Aan het front van de migratiecrisis: Ceuta en Melilla

21 februari 2017Leestijd: 2 minuten
Afrikaanse migranten vieren het bereiken van Spaans grondgebied Bron: ANP

Ceuta en Melilla zijn twee Spaanse exclaves in Marokko, die werken als een magneet op illegale migranten. De afgelopen dagen klommen circa duizend over de hekken.

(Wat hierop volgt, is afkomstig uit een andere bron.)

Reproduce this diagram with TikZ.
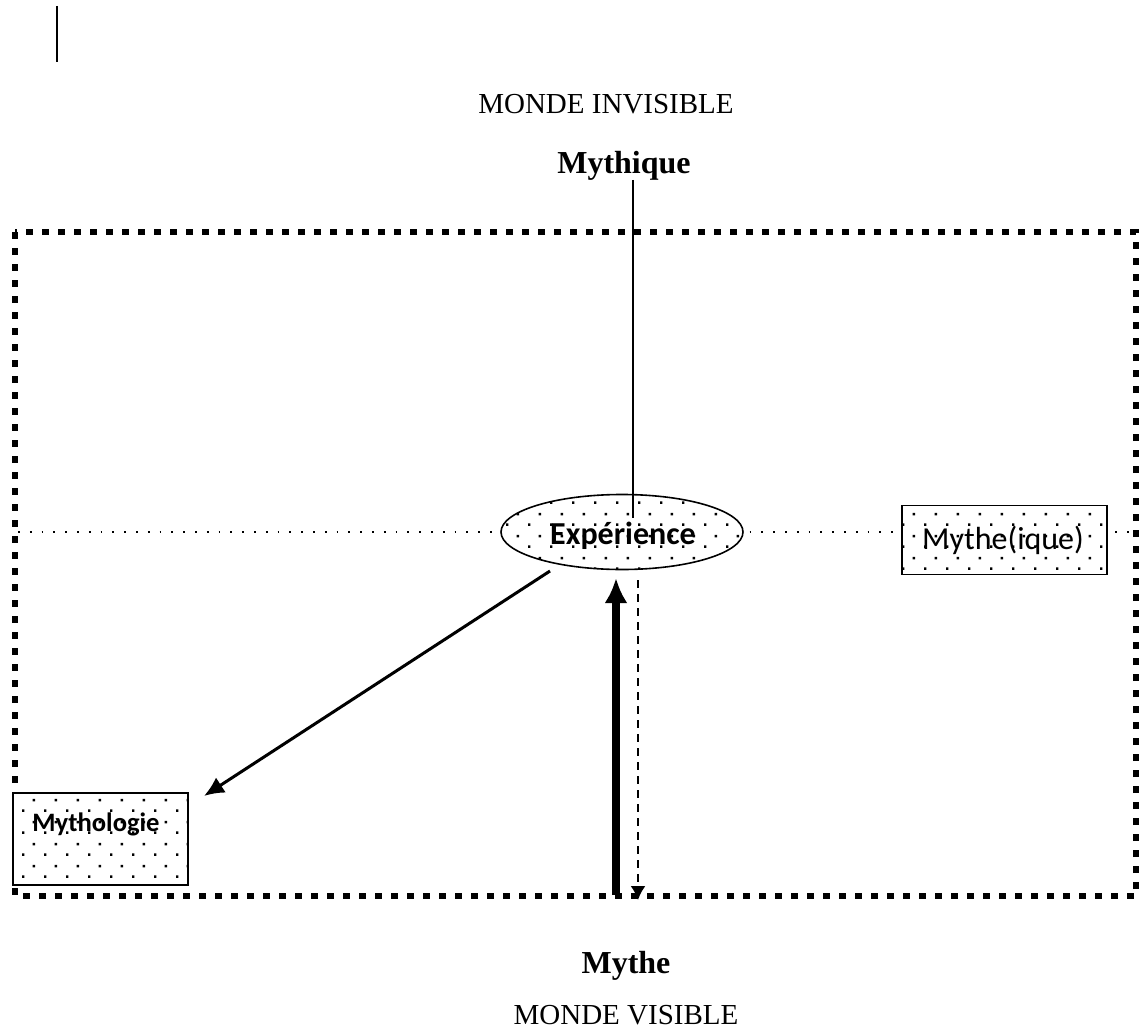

Maandag bestormden honderden migranten het hekwerk rond Ceuta. Zo’n 350 migranten slaagden erin de stad te bereiken. Enkele dagen eerder wisten bijna vijfhonderd migranten over het hek te klimmen.

Bevolkingsgroei

De migranten zijn veelal afkomstig uit Sub-Saharaans Afrika. In de landen ten zuiden van de Sahara is werkloosheid een groot probleem. Ruim 40 procent van de bevolking in de regio leeft van slechts enkele euro’s per dag. Daarbij komt dat de Afrikaanse bevolking erg snel groeit. In Afrika wonen ongeveer 1,2 miljard mensen, in het jaar 2100 zullen het er 4 miljard zijn. De hoge werkloosheid en bevolkingsgroei zetten velen aan tot migratie.

Ceuta ligt aan de Straat van Gibraltar, Melilla een paar honderd kilometer oostelijker aan de Middellandse Zee. In 1956 raakte Spanje zijn koloniale territorium in Noord-Marokko kwijt, maar wist Ceuta en Melilla te behouden. Marokko beschouwt de twee exclaves als bezet grondgebied. Beide steden hebben ruim 80.000 inwoners.

Rond Ceuta en Melilla staat een indrukwekkend hek, voorzien van alarm en prikkeldraad. Toch werken de exclaves als een magneet op illegale migranten: Ceuta en Melilla zijn de enige grenzen van de Europese Unie in Afrika.

De migranten proberen de steden binnen te komen door over de hekken te klimmen, langs de kustlijn naar de stranden te zwemmen of zich te verstoppen in voertuigen. Geregeld breken er gevechten uit met de grenspolitie. De opvangcentra – waar ruimte is voor enkele honderden migranten – puilen uit.

Ontwikkelingshulp

Het hek bestaat uit drie lagen. De meeste pogingen om de exclaves binnen te dringen stranden al bij het eerste hek, waarna de migranten worden overgedragen aan de Marokkaanse autoriteiten. Alleen migranten die erin slagen over het derde hek te klimmen, worden opgevangen in de steden. Zij moeten vaak maanden wachten op antwoord op hun asielaanvraag. Pas dan wordt bekend of zij worden teruggestuurd naar het land van herkomst of geaccepteerd als asielzoeker.

De Europese Unie probeert migratie te ontmoedigen door miljarden uit te trekken voor ontwikkelingshulp. In 2016 kondigde de Europese Unie aan Afrikaanse landen met 62 miljard euro te steunen. Dit wordt onder meer geïnvesteerd in onderwijs en het ontwikkelen van ondernemerschap. Ook ontvangen Noord-Afrikaanse landen geld om hun grenzen te bewaken. Met het oog op de snelgroeiende Afrikaanse bevolking is het nog maar de vraag of dit toereikend is.